Should NVARCHAR be used to saved 'accented characters' into Sql Server?
First the details of what Sql Server is doing.
VARCHAR
stores single-byte characters using a specific collation. ASCII only uses 7 bits, or half of the possible values in a byte. A collation references a specific code page (along with sorting and equating rules) to use the other half of the possible values in each byte. These code pages often include support for a limited and specific set of accented characters. If the code page used for your data supports an accent character, you can do it; if it doesn't, you see weird results (unprintable "box" or ? characters). You can even output data stored in one collation as if it had been stored in another, and get really weird stuff that way (but don't do this).
NVARCHAR
is unicode, but there is still some reliance on collations. In most situations, you will end up with UTF-16, which does allow for the full range of unicode characters. Certain collations will result instead in UCS-2, which is slightly more limited. See the nchar/nvarchar documentation for more information.

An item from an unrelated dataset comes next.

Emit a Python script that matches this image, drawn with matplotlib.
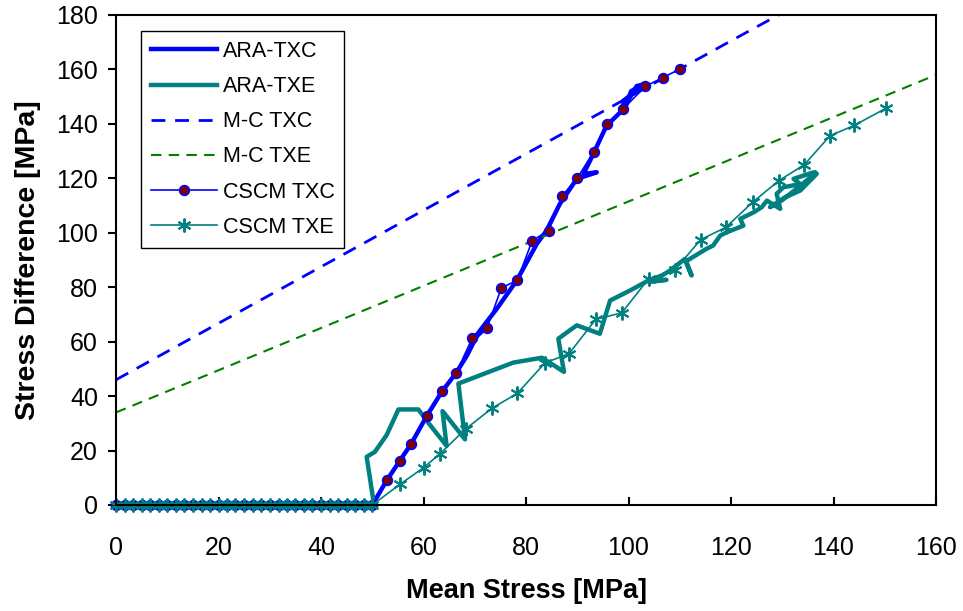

As an additional quirk, the upcoming Sql Server 2019 will include support for UTF-8 in char
and varchar
types when using the correct collation.
Now to answer the question.
In some rare cases, where you are sure your data only needs to support accent characters originating from a single specific (usually local) culture, and only those specific accent characters, you can get by with the varchar
type.
But be very careful making this determination. In an increasingly global and diverse world, where even small businesses want to take advantage of the internet to increase their reach, even within their own community, using an insufficient encoding can easily result in bugs and even security vulnerabilities. The majority of situations where it seems like a varchar
encoding might be good enough are really not safe anymore.
Personally, about the only place I use varchar
today is mnemonic code strings that are never shown to or provided by an end user; things that might be enum
values in procedural code. Even then, this tends to be legacy code, and given the option I'll use integer values instead, for faster joins and more efficient memory use. However, the upcoming UTF-8 support may change this.